CINA E ARABIA SAUDITA: UN INCONTRO EPOCALE

Scarso risalto è stato dato dai nostri TG e dai quotidiani ad un evento che si potrebbe considerare storico: la visita del capo di Stato cinese Xi Jinping in Arabia Saudita al principe ereditario Mohammed Bin Salman. Gli accordi usciti fuori da quest’incontro sono tutti di natura economica, ma con fortissime ricadute sul piano geo-politico a livello mondiale. Nello specifico sono stati firmati 34 contratti per un valore complessivo di circa trenta miliardi di dollari.

Fra questi di grande importanza è l’accordo tra il gigante cinese Huawei – vero e proprio spauracchio per gli USA – e il ministro delle comunicazioni saudita. Di non minore peso è la costruzione di una fabbrica di automobili elettriche nel paese arabo da parte di Enovate Motors, azienda del Dragone. Naturalmente un ruolo altrettanto centrale è dato dalla fornitura di greggio saudita a Pechino, notoriamente affamata di energia. In tutti questi casi, stiamo parlando di contratti di lungo termine, i quali rivestono dunque una valenza strategica.

Xi Jinping inoltre ha preso parte ai vertici, tenutisi in quei giorni, dei Paesi Arabi e dei Paesi del Golfo, rafforzando le relazioni con tutte le monarchie petrolifere e in ultima analisi con tutto il Medio Oriente. L’importanza epocale dello sviluppo del partenariato tra Cina e Arabia Saudita sta nel fatto che intanto la seconda, a partire dal dopoguerra e fino a qualche anno fa, era un’alleata di ferro degli Stati Uniti e degli altri paesi dell’Occidente. Che il clima stesse – da questo punto di vista – per cambiare era già emerso nei mesi scorsi, quando Riad aveva rifiutato di aumentare la produzione di greggio, come richiesto da Washington, per mettere la Russia in difficoltà, nonché dagli accordi stipulati da Bin Salman con la stessa Mosca.
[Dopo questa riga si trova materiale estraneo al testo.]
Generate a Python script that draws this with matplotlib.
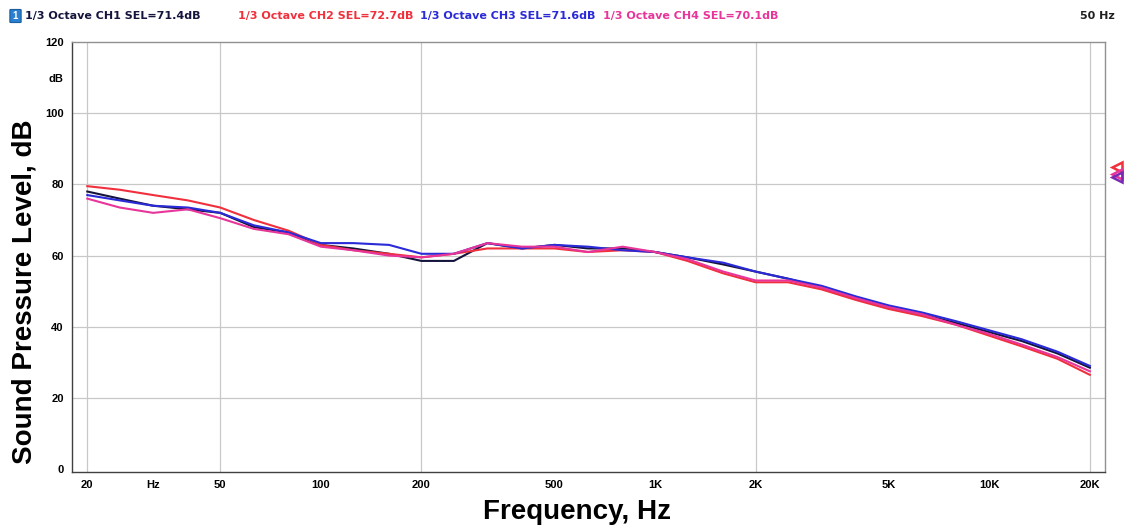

Fino a qui non abbiamo ancora parlato di un elemento ancora più decisivo uscito fuori da questo incontro, ossia quello che permetterà alla Cina di comprare petrolio e gas pagandoli non più in dollari, bensì in Yuan. È un potente colpo – in prospettiva forse mortale – al Petrodollaro e quindi in ultima analisi al ruolo di moneta di scambio internazionale rivestito nei decenni scorsi dalla valuta degli USA, cosa che aveva permesso finora di alimentare l’economia americana e l’egemonia di Washington a livello mondiale. Anche perché non si tratta di un fulmine a ciel sereno, ma avviene dopo una serie di precedenti accordi di stampo simile decisi questo stesso anno fra paesi del calibro di Russia, India, Iran e altri ancora, in cui il dollaro viene gradualmente messo in sordina e sostituito in misura crescente dalle valute dei relativi paesi. Teniamo presente inoltre che la de-dollarizzazione si tradurrà in un depotenziamento dello strumento economico privilegiato – quello delle sanzioni – con cui gli Stati Uniti e i paesi occidentali hanno finora imposto, o tentato di imporre, le loro regole (imperialiste) al resto del mondo.

Notizie come queste andrebbero messe in debito risalto e dovrebbero suscitare grande interesse e dibattito, dal momento che mettono in luce dinamiche, le quali sono destinate a mutare profondamente gli equilibri di potere a livello mondiale, mentre invece, chissà perché, in Italia (e non solo da noi) si preferisce ignorarle o al massimo trattarle come notiziole di scarso peso.